Danny. Danny. Danny.

To borrow a line from my favorite show, The Sopranos, “Between [his] brain and [his] mouth, there is no interlocutor. “ He’s a good spirited kid. He’s not mean. We’ve grown fond of each other. But he just does what he does and says what he says. And the school system offers absolutely no help.

Today, I snag him as he walks behind a girl, her eyes wild in torment, as he keeps repeating, “Let me see your coochie. Let me see your coochie. …” I send him back into my room.

Last semester, when the med students were here, they ask, “Does anyone know what a homosexual is?”

Danny shoots up his hand. “That’d be butt-fuckin’ faggots.”

“Well, ah, ah, that’s not an, ah, an appropriate term. Anyhow, does anyone know what a lesbian is?”

Danny shoots back, “That’d be Alexander’s mama. Alexander’s that fat little negro sittin’ right in front of you. You can go ahead on and smack his black ass back to Africa, if you like. He don’t mind.” Alexander has some feelings about all this. At which point I have to quiet a small riot.
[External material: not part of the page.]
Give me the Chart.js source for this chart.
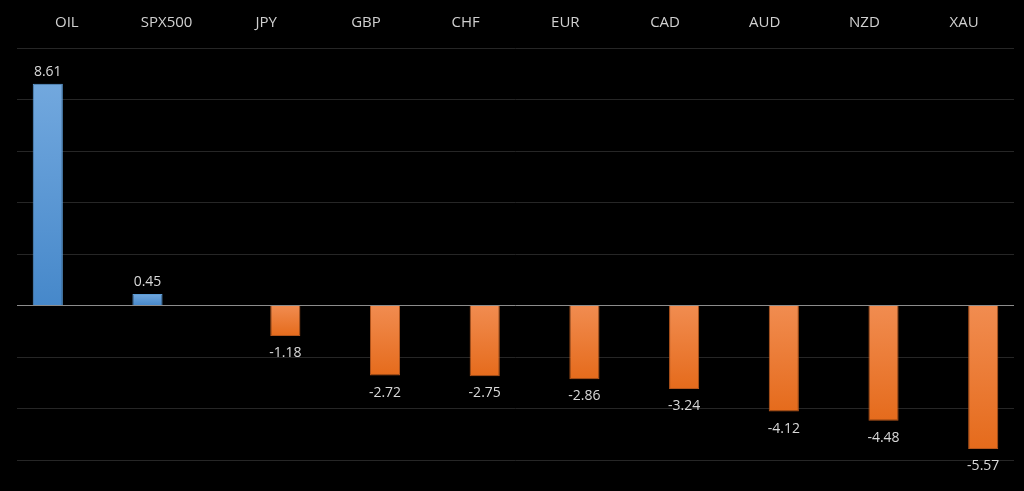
<!DOCTYPE html>
<html>
<head>
<meta charset="utf-8">
<script src="https://cdn.jsdelivr.net/npm/chart.js@4"></script>
<style>
  body { margin: 0; background: #000; }
  #wrap { width: 1024px; height: 491px; }
</style>
</head>
<body>
<div id="wrap"><canvas id="chart" width="1024" height="491"></canvas></div>
<script>
const categories = ['OIL', 'SPX500', 'JPY', 'GBP', 'CHF', 'EUR', 'CAD', 'AUD', 'NZD', 'XAU'];
const changes = [8.61, 0.45, -1.18, -2.72, -2.75, -2.86, -3.24, -4.12, -4.48, -5.57];
const yTicks = [-6, -4, -2, 0, 2, 4, 6, 8, 10];

// positives in the left slot, negatives in the right slot (like the original)
const posValues = changes.map(v => v >= 0 ? v : null);
const negValues = changes.map(v => v < 0 ? v : null);

function barGradient(context, top, bottom) {
    const chart = context.chart;
    const ys = chart.scales.y;
    const v = context.raw;
    if (!ys || v == null) return top;
    const p = ys.getPixelForValue(v);
    const b = ys.getPixelForValue(0);
    if (!Number.isFinite(p) || !Number.isFinite(b)) return top;
    const y0 = Math.min(p, b), y1 = Math.max(p, b);
    if (y1 - y0 < 1) return top;
    const g = chart.ctx.createLinearGradient(0, y0, 0, y1);
    g.addColorStop(0, top);
    g.addColorStop(1, bottom);
    return g;
}

const valueLabels = {
    id: 'valueLabels',
    afterDatasetsDraw(chart) {
        const ctx = chart.ctx;
        ctx.save();
        ctx.font = '14px "Open Sans", sans-serif';
        ctx.fillStyle = '#d9d9d9';
        ctx.textAlign = 'center';
        chart.data.datasets.forEach((ds, i) => {
            chart.getDatasetMeta(i).data.forEach((bar, j) => {
                const v = ds.data[j];
                if (v == null) return;
                if (v >= 0) {
                    ctx.textBaseline = 'bottom';
                    ctx.fillText(v.toFixed(2), bar.x, bar.y - 5);
                } else {
                    ctx.textBaseline = 'top';
                    ctx.fillText(v.toFixed(2), bar.x, bar.y + 10);
                }
            });
        });
        ctx.restore();
    }
};

const data = {
    labels: categories,
    datasets: [{
        label: 'up',
        data: posValues,
        backgroundColor: c => barGradient(c, '#72a8de', '#4688ca'),
        borderColor: '#5b9bd5',
        borderWidth: 1,
        barPercentage: 0.79,
        categoryPercentage: 0.765
    }, {
        label: 'down',
        data: negValues,
        backgroundColor: c => barGradient(c, '#f18c50', '#e56b1c'),
        borderColor: '#b5561c',
        borderWidth: 1,
        barPercentage: 0.79,
        categoryPercentage: 0.765
    }]
};

const config = {
    type: 'bar',
    data: data,
    options: {
        responsive: false,
        animation: false,
        layout: { padding: { left: 17, right: 10, top: 0, bottom: 31 } },
        plugins: { legend: { display: false }, tooltip: { enabled: false } },
        scales: {
            x: {
                position: 'top',
                grid: { display: false },
                border: { display: false },
                ticks: { color: '#d0d0d0', font: { family: 'Open Sans', size: 15 }, padding: 8 },
                afterFit: s => { s.height = 48; }
            },
            y: {
                min: yTicks[0],
                max: yTicks[yTicks.length - 1],
                afterBuildTicks: s => { s.ticks = yTicks.map(v => ({ value: v })); },
                ticks: { display: false },
                border: { display: false },
                grid: {
                    color: c => c.tick && c.tick.value === 0 ? '#8c8c8c' : '#262626',
                    lineWidth: 1,
                    drawTicks: false
                },
                afterFit: s => { s.width = 0; }
            }
        }
    },
    plugins: [valueLabels]
};

let ctx = document.getElementById('chart').getContext('2d');
new Chart(ctx, config);
</script>
</body>
</html>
And stuff like this happens with Danny almost every day.

His mother is an alcoholic. His father is nowhere to be found. There is a succession of live-in boyfriends. And the mother still refuses, after all this time and repeated requests, to give Danny his meds.

When the mother disciplines Danny, she hits him with a closed fist. I know this because I stopped her once before she hit him.